- What the task requires -
Pictures stay out of this copy, which runs from the first line of the material through the line containing "years = list(range(2018, 2045))".

- Collected material -
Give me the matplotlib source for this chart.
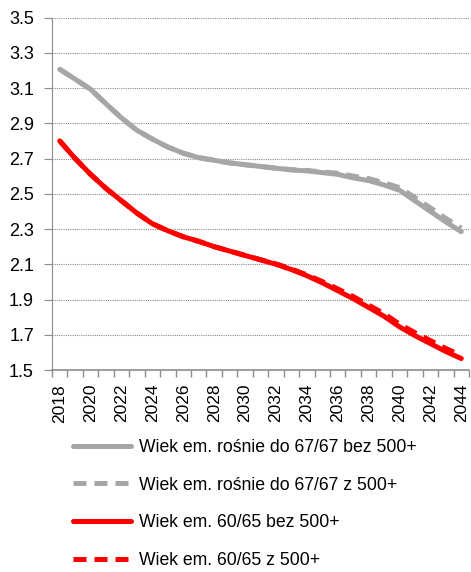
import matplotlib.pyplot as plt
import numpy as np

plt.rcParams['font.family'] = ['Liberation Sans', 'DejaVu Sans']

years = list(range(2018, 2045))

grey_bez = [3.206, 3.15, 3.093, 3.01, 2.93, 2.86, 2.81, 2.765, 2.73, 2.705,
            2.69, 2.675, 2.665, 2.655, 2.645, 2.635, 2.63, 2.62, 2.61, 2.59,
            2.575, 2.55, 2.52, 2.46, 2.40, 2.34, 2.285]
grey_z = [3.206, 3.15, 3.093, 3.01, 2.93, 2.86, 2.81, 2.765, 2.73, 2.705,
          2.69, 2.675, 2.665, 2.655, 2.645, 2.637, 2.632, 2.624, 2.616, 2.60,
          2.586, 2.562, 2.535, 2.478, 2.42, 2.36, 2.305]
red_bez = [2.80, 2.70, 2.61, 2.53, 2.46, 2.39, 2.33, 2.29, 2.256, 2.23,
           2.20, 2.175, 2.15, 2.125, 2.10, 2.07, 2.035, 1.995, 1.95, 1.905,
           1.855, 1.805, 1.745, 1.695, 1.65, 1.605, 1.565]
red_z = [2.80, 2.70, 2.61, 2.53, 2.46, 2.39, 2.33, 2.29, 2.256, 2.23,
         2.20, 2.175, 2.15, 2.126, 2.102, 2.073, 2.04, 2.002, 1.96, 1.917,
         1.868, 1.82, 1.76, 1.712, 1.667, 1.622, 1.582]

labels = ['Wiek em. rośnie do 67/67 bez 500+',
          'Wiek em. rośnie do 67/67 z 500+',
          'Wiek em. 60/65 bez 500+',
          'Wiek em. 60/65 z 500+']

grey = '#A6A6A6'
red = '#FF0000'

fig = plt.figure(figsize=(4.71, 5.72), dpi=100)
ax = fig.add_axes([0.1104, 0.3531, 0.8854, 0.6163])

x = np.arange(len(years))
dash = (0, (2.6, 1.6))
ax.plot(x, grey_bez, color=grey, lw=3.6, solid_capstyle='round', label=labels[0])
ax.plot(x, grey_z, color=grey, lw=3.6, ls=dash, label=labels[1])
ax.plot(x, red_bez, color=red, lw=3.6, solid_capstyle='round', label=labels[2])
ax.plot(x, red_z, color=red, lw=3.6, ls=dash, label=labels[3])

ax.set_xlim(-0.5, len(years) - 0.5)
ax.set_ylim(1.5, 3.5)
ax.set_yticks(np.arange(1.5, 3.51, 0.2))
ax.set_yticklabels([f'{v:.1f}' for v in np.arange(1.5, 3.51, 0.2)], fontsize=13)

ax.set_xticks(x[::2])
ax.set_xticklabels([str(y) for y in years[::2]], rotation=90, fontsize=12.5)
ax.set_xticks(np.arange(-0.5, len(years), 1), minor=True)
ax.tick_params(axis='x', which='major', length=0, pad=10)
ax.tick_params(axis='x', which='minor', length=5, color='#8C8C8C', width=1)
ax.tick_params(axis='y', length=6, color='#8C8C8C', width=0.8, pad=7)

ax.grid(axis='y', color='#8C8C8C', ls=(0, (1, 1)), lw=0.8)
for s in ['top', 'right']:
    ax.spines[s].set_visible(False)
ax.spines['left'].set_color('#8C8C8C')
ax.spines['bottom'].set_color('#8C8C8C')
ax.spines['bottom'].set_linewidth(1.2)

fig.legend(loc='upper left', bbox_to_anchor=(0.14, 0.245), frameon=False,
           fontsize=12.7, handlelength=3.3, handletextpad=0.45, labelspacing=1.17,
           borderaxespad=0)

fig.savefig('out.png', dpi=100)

- Result of the exercise -
Give me the matplotlib source for this chart.
import matplotlib.pyplot as plt
import numpy as np

plt.rcParams['font.family'] = ['Liberation Sans', 'DejaVu Sans']

years = list(range(2018, 2045))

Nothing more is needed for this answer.